Exercise material:
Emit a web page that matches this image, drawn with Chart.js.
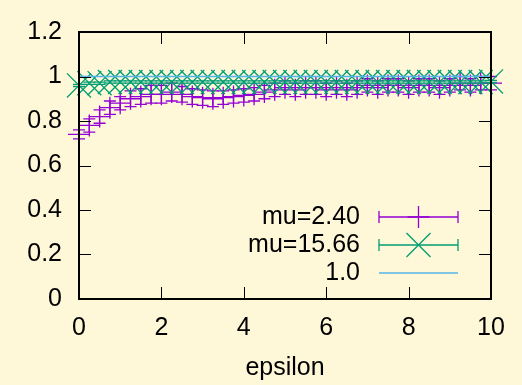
<!DOCTYPE html>
<html>
<head>
<meta charset="utf-8">
<script src="https://cdn.jsdelivr.net/npm/chart.js@4.4.1/dist/chart.umd.min.js"></script>
<style>
  html, body { margin: 0; padding: 0; background: #fef7d8; }
  #wrap { width: 522px; height: 385px; }
</style>
</head>
<body>
<div id="wrap"><canvas id="epsChart" width="522" height="385"></canvas></div>
<script>
// values
const epsilon = [0, 0.25, 0.5, 0.75, 1, 1.25, 1.5, 1.75, 2, 2.25, 2.5, 2.75, 3, 3.25, 3.5, 3.75,
  4, 4.25, 4.5, 4.75, 5, 5.25, 5.5, 5.75, 6, 6.25, 6.5, 6.75, 7, 7.25, 7.5, 7.75,
  8, 8.25, 8.5, 8.75, 9, 9.25, 9.5, 9.75, 10];
const mu240 = [0.74, 0.78, 0.82, 0.86, 0.88, 0.90, 0.91, 0.92, 0.92, 0.93, 0.92, 0.91, 0.905, 0.90, 0.905, 0.91,
  0.915, 0.92, 0.93, 0.94, 0.95, 0.94, 0.95, 0.95, 0.94, 0.95, 0.94, 0.95, 0.96, 0.95, 0.96, 0.96,
  0.95, 0.96, 0.96, 0.95, 0.96, 0.97, 0.96, 0.97, 0.97];
const mu240Err = [0.02, 0.03, 0.03, 0.03, 0.03, 0.035, 0.035, 0.04, 0.04, 0.04, 0.035, 0.035, 0.035, 0.035, 0.03, 0.03,
  0.03, 0.03, 0.03, 0.03, 0.03, 0.03, 0.03, 0.03, 0.03, 0.03, 0.03, 0.03, 0.03, 0.03, 0.03, 0.03,
  0.03, 0.03, 0.03, 0.03, 0.03, 0.03, 0.03, 0.03, 0.03];
const mu1566 = [0.96, 0.97, 0.97, 0.975, 0.975, 0.975, 0.975, 0.975, 0.975, 0.975, 0.975, 0.975, 0.975, 0.975, 0.975, 0.975,
  0.975, 0.975, 0.975, 0.975, 0.975, 0.975, 0.975, 0.975, 0.975, 0.975, 0.975, 0.975, 0.975, 0.975, 0.975, 0.975,
  0.975, 0.975, 0.975, 0.975, 0.975, 0.975, 0.975, 0.975, 0.978];
const mu1566Err = epsilon.map(() => 0.005);
const refX = [0, 10];
const refY = [1.0, 1.0];

const xTicks = [0, 2, 4, 6, 8, 10];
const yTicks = [0, 0.2, 0.4, 0.6, 0.8, 1.0, 1.2];

const bg = "#fef7d8";
const fontFace = "'Liberation Sans', Arial, sans-serif";
const fontSize = 25;
const markLine = 1.3;

function pairs(xs, ys) {
  return xs.map((x, i) => ({ x: x, y: ys[i] }));
}

// background fill
const bgPlugin = {
  id: "bg",
  beforeDraw(chart) {
    const c = chart.ctx;
    c.save();
    c.fillStyle = bg;
    c.fillRect(0, 0, chart.width, chart.height);
    c.restore();
  }
};

// vertical error bars drawn under each dataset's points
const errPlugin = {
  id: "errbars",
  beforeDatasetDraw(chart, args) {
    const ds = chart.data.datasets[args.index];
    if (!ds.errors) return;
    const c = chart.ctx;
    const xs = chart.scales.x, ys = chart.scales.y;
    c.save();
    c.strokeStyle = ds.borderColor;
    c.lineWidth = markLine;
    ds.data.forEach((p, i) => {
      const px = xs.getPixelForValue(p.x);
      const lo = ys.getPixelForValue(p.y - ds.errors[i]);
      const hi = ys.getPixelForValue(p.y + ds.errors[i]);
      c.beginPath();
      c.moveTo(px, lo); c.lineTo(px, hi);
      c.moveTo(px - 6, lo); c.lineTo(px + 6, lo);
      c.moveTo(px - 6, hi); c.lineTo(px + 6, hi);
      c.stroke();
    });
    c.restore();
  }
};

// border box with inward ticks on all four sides
const framePlugin = {
  id: "frame",
  afterDatasetsDraw(chart) {
    const c = chart.ctx;
    const a = chart.chartArea;
    const xs = chart.scales.x, ys = chart.scales.y;
    c.save();
    c.strokeStyle = "#000";
    c.lineWidth = 1;
    c.beginPath();
    xTicks.forEach(v => {
      const px = Math.round(xs.getPixelForValue(v)) + 0.5;
      c.moveTo(px, a.bottom); c.lineTo(px, a.bottom - 12);
      c.moveTo(px, a.top); c.lineTo(px, a.top + 12);
    });
    yTicks.forEach(v => {
      const py = Math.round(ys.getPixelForValue(v)) + 0.5;
      c.moveTo(a.left, py); c.lineTo(a.left + 12, py);
      c.moveTo(a.right, py); c.lineTo(a.right - 12, py);
    });
    c.stroke();
    c.lineWidth = 2;
    c.strokeRect(a.left, a.top, a.right - a.left, a.bottom - a.top);
    c.restore();
  }
};

// gnuplot style key in the lower right
const keyPlugin = {
  id: "key",
  afterDraw(chart) {
    const c = chart.ctx;
    const a = chart.chartArea;
    const textRight = a.right - 131;
    const x0 = a.right - 112, x1 = a.right - 33;
    const xm = (x0 + x1) / 2;
    c.save();
    c.font = fontSize + "px " + fontFace;
    c.textAlign = "right";
    c.textBaseline = "middle";
    chart.data.datasets.forEach((ds, i) => {
      const y = a.bottom - 82 + i * 28;
      c.fillStyle = "#000";
      c.fillText(ds.label, textRight, y);
      c.strokeStyle = ds.borderColor;
      c.lineWidth = markLine;
      c.beginPath();
      c.moveTo(x0, y); c.lineTo(x1, y);
      if (ds.errors) {
        c.moveTo(x0, y - 6); c.lineTo(x0, y + 6);
        c.moveTo(x1, y - 6); c.lineTo(x1, y + 6);
      }
      c.stroke();
      if (ds.pointRadius > 0) {
        Chart.helpers.drawPoint(c, {
          pointStyle: ds.pointStyle, radius: ds.pointRadius,
          borderWidth: markLine, rotation: 0
        }, xm, y);
      }
    });
    c.restore();
  }
};

new Chart(document.getElementById("epsChart"), {
  type: "scatter",
  data: {
    datasets: [
      {
        label: "mu=2.40",
        data: pairs(epsilon, mu240),
        errors: mu240Err,
        borderColor: "#9400d3",
        backgroundColor: "#9400d3",
        pointBorderColor: "#9400d3",
        pointBackgroundColor: "#9400d3",
        pointStyle: "cross",
        pointRadius: 11,
        pointHoverRadius: 11,
        pointBorderWidth: markLine,
        showLine: false,
        clip: false,
        order: 3
      },
      {
        label: "mu=15.66",
        data: pairs(epsilon, mu1566),
        errors: mu1566Err,
        borderColor: "#009e73",
        backgroundColor: "#009e73",
        pointBorderColor: "#009e73",
        pointBackgroundColor: "#009e73",
        pointStyle: "crossRot",
        pointRadius: 17,
        pointHoverRadius: 17,
        pointBorderWidth: markLine,
        showLine: false,
        clip: false,
        order: 2
      },
      {
        label: "1.0",
        data: pairs(refX, refY),
        borderColor: "#56b4e9",
        backgroundColor: "#56b4e9",
        borderWidth: markLine,
        pointRadius: 0,
        showLine: true,
        order: 1
      }
    ]
  },
  options: {
    responsive: false,
    animation: false,
    devicePixelRatio: 1,
    events: [],
    layout: { padding: { top: 22, right: 31, left: 0, bottom: 0 } },
    plugins: {
      legend: { display: false },
      tooltip: { enabled: false }
    },
    scales: {
      x: {
        type: "linear",
        min: 0, max: 10,
        afterBuildTicks: s => { s.ticks = xTicks.map(v => ({ value: v })); },
        afterFit: s => { s.height = 86; },
        grid: { display: false, drawTicks: false },
        border: { display: false },
        ticks: {
          color: "#000",
          padding: 14,
          font: { family: fontFace, size: fontSize },
          callback: v => String(v)
        },
        title: {
          display: true,
          text: "epsilon",
          color: "#000",
          font: { family: fontFace, size: fontSize },
          padding: { top: 0, bottom: 2 }
        }
      },
      y: {
        min: 0, max: 1.2,
        afterBuildTicks: s => { s.ticks = yTicks.map(v => ({ value: v })); },
        afterFit: s => { s.width = 79; },
        grid: { display: false, drawTicks: false },
        border: { display: false },
        ticks: {
          color: "#000",
          padding: 17,
          font: { family: fontFace, size: fontSize },
          callback: v => String(+v.toFixed(1))
        }
      }
    }
  },
  plugins: [bgPlugin, errPlugin, framePlugin, keyPlugin]
});
</script>
</body>
</html>
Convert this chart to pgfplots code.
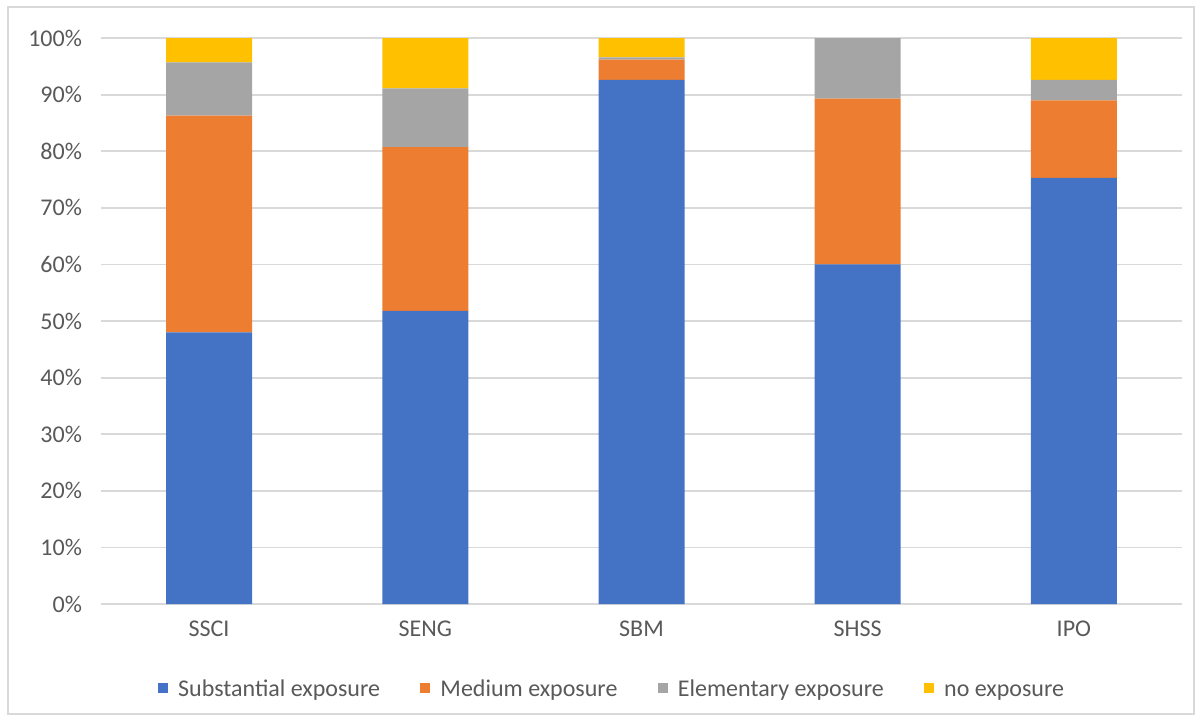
\documentclass[border=0pt]{standalone}
\usepackage{pgfplots}
\pgfplotsset{compat=1.18}
\usepackage{pgfplotstable}
\usepackage{fontspec}
\setmainfont{Carlito}
\definecolor{cblue}{HTML}{4472C4}
\definecolor{corange}{HTML}{ED7D31}
\definecolor{cgray}{HTML}{A5A5A5}
\definecolor{cyellow}{HTML}{FFC000}
\definecolor{gridc}{HTML}{D9D9D9}
\definecolor{txt}{HTML}{595959}
\pgfplotstableread{
x sub med ele no
0 48.0 38.3 9.4 4.3
1 51.8 28.9 10.4 8.9
2 92.6 3.6 0.4 3.4
3 60.0 29.3 10.7 0.0
4 75.3 13.7 3.6 7.4
}\datatable
\begin{document}
\begin{tikzpicture}[x=1pt,y=1pt]
\useasboundingbox (-50.5,-58) rectangle (549.5,302);
\draw[gridc, line width=0.8pt] (-46.5,-55) rectangle (546.5,298.5);
\begin{axis}[
  at={(0,0)}, anchor=south west,
  scale only axis, width=540.5pt, height=283pt,
  xmin=-0.5, xmax=4.5, ymin=0, ymax=100,
  ybar stacked, bar width=43pt,
  xtick={0,1,2,3,4},
  xticklabels={SSCI,SENG,SBM,SHSS,IPO},
  ytick={0,10,...,100},
  yticklabel={\pgfmathprintnumber{\tick}\%},
  /pgf/number format/assume math mode=true,
  major tick length=0pt,
  axis lines*=left,
  y axis line style={draw=none},
  x axis line style={draw=gridc, line width=0.9pt},
  ymajorgrids, grid style={gridc, line width=0.9pt},
  tick label style={font=\fontsize{12}{14}\selectfont, text=txt},
  yticklabel style={xshift=-6pt},
  xticklabel style={yshift=-5pt},
  legend style={at={(0.4736,-0.1484)}, anchor=center, draw=none, fill=none,
    legend columns=-1, font=\fontsize{12}{14}\selectfont, text=txt,
    /tikz/every odd column/.append style={column sep=3pt},
    /tikz/every even column/.append style={column sep=18pt}},
  legend image code/.code={\fill[#1] (0pt,-2.6pt) rectangle (5.2pt,2.6pt);},
  clip=false,
]
\addplot[fill=cblue, draw=none] table[x=x,y=sub]{\datatable};
\addplot[fill=corange, draw=none] table[x=x,y=med]{\datatable};
\addplot[fill=cgray, draw=none] table[x=x,y=ele]{\datatable};
\addplot[fill=cyellow, draw=none] table[x=x,y=no]{\datatable};
\legend{Substantial exposure\strut,Medium exposure\strut,Elementary exposure\strut,no exposure\strut}
\end{axis}
\end{tikzpicture}
\end{document}
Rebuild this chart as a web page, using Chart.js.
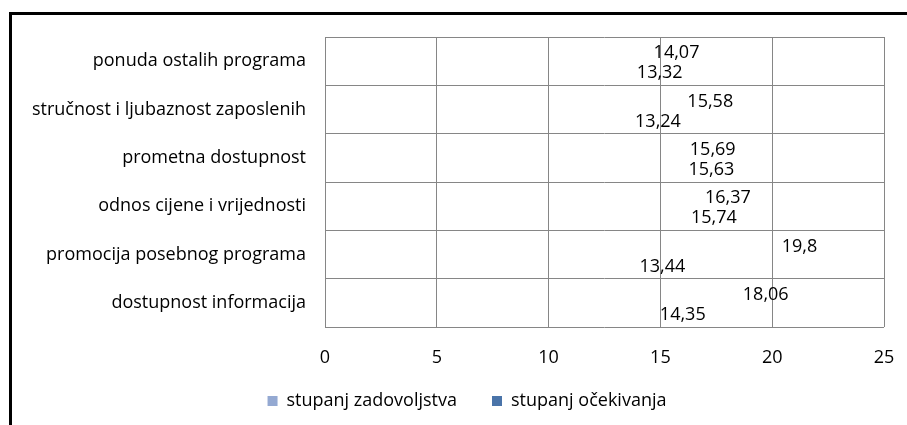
<!DOCTYPE html>
<html>
<head>
<meta charset="utf-8">
<script src="https://cdn.jsdelivr.net/npm/chart.js@4/dist/chart.umd.min.js"></script>
<style>
  html, body { margin: 0; padding: 0; background: #fff; }
  #wrap { position: relative; width: 907px; height: 425px; }
  #frame { position: absolute; left: 9px; top: 12px; right: -5px; bottom: -5px;
           border-left: 3px solid #000; border-top: 3px solid #000; }
  canvas { position: absolute; left: 0; top: 0; }
</style>
</head>
<body>
<div id="wrap">
  <div id="frame"></div>
  <canvas id="c" width="907" height="425"></canvas>
</div>
<script>
const categories = [
  'ponuda ostalih programa',
  'stručnost i ljubaznost zaposlenih',
  'prometna dostupnost',
  'odnos cijene i vrijednosti',
  'promocija posebnog programa',
  'dostupnost informacija'
];
const ocekivanja = [14.07, 15.58, 15.69, 16.37, 19.8, 18.06];
const zadovoljstvo = [13.32, 13.24, 15.63, 15.74, 13.44, 14.35];
const xTicks = [0, 5, 10, 15, 20, 25];

const FONT = '"Open Sans", Lato, sans-serif';
const SIZE = 18;
const colZad = '#94a9d2';
const colOce = '#4a74a9';

// value labels to the right of each (invisible) bar
const valueLabels = {
  id: 'valueLabels',
  afterLayout(chart) {
    // legend sits a bit right of centre and higher in the original
    const lg = chart.legend;
    lg.left += 25; lg.right += 25;
    lg.top -= 10; lg.bottom -= 10;
  },
  afterDatasetsDraw(chart) {
    const ctx = chart.ctx;
    ctx.save();
    ctx.font = SIZE + 'px ' + FONT;
    ctx.fillStyle = '#000';
    ctx.textAlign = 'left';
    ctx.textBaseline = 'middle';
    chart.data.datasets.forEach((ds, i) => {
      chart.getDatasetMeta(i).data.forEach((bar, j) => {
        const txt = String(ds.data[j]).replace('.', ',');
        ctx.fillText(txt, bar.x + 14, bar.y + 2);
      });
    });
    ctx.restore();
  }
};

new Chart(document.getElementById('c'), {
  type: 'bar',
  data: {
    labels: categories,
    datasets: [
      { label: 'stupanj očekivanja', data: ocekivanja, backgroundColor: 'rgba(0,0,0,0)' },
      { label: 'stupanj zadovoljstva', data: zadovoljstvo, backgroundColor: 'rgba(0,0,0,0)' }
    ]
  },
  options: {
    indexAxis: 'y',
    responsive: false,
    animation: false,
    categoryPercentage: 0.83,
    barPercentage: 1,
    layout: { padding: { top: 37, right: 23, bottom: -5, left: 0 } },
    scales: {
      x: {
        min: 0, max: 25,
        afterBuildTicks: s => { s.ticks = xTicks.map(v => ({ value: v })); },
        grid: { color: '#868686', lineWidth: 1, drawTicks: false },
        border: { display: false },
        ticks: { color: '#000', font: { family: FONT, size: SIZE }, padding: 20 },
        afterFit: s => { s.height = 40; s.paddingRight = 0; s.paddingLeft = 0; }
      },
      y: {
        grid: { color: '#868686', lineWidth: 1, drawTicks: false },
        border: { display: false },
        ticks: { color: '#000', font: { family: FONT, size: SIZE }, padding: 19 },
        afterFit: s => { s.width = 325; }
      }
    },
    plugins: {
      tooltip: { enabled: false },
      legend: {
        position: 'bottom',
        labels: {
          color: '#000',
          font: { family: FONT, size: SIZE },
          boxWidth: 10,
          boxHeight: 10,
          padding: 35,
          generateLabels: () => [
            { text: 'stupanj zadovoljstva', fillStyle: colZad, strokeStyle: colZad, lineWidth: 0, fontColor: '#000' },
            { text: 'stupanj očekivanja', fillStyle: colOce, strokeStyle: colOce, lineWidth: 0, fontColor: '#000' }
          ]
        }
      }
    }
  },
  plugins: [valueLabels]
});
</script>
</body>
</html>
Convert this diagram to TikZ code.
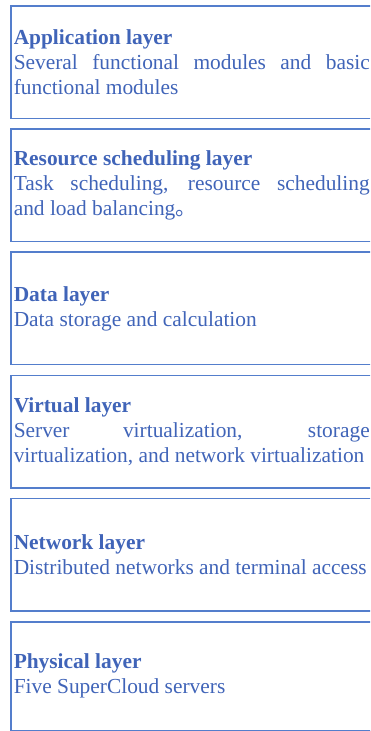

Aim of the task: Give again, exactly as written above, every line from the one holding "Rebuild this chart" to the one holding "const colOce = '#4a74a9';", with both ends kept and the pictures left out.

Reply to the exercise:
Rebuild this chart as a web page, using Chart.js.
<!DOCTYPE html>
<html>
<head>
<meta charset="utf-8">
<script src="https://cdn.jsdelivr.net/npm/chart.js@4/dist/chart.umd.min.js"></script>
<style>
  html, body { margin: 0; padding: 0; background: #fff; }
  #wrap { position: relative; width: 907px; height: 425px; }
  #frame { position: absolute; left: 9px; top: 12px; right: -5px; bottom: -5px;
           border-left: 3px solid #000; border-top: 3px solid #000; }
  canvas { position: absolute; left: 0; top: 0; }
</style>
</head>
<body>
<div id="wrap">
  <div id="frame"></div>
  <canvas id="c" width="907" height="425"></canvas>
</div>
<script>
const categories = [
  'ponuda ostalih programa',
  'stručnost i ljubaznost zaposlenih',
  'prometna dostupnost',
  'odnos cijene i vrijednosti',
  'promocija posebnog programa',
  'dostupnost informacija'
];
const ocekivanja = [14.07, 15.58, 15.69, 16.37, 19.8, 18.06];
const zadovoljstvo = [13.32, 13.24, 15.63, 15.74, 13.44, 14.35];
const xTicks = [0, 5, 10, 15, 20, 25];

const FONT = '"Open Sans", Lato, sans-serif';
const SIZE = 18;
const colZad = '#94a9d2';
const colOce = '#4a74a9';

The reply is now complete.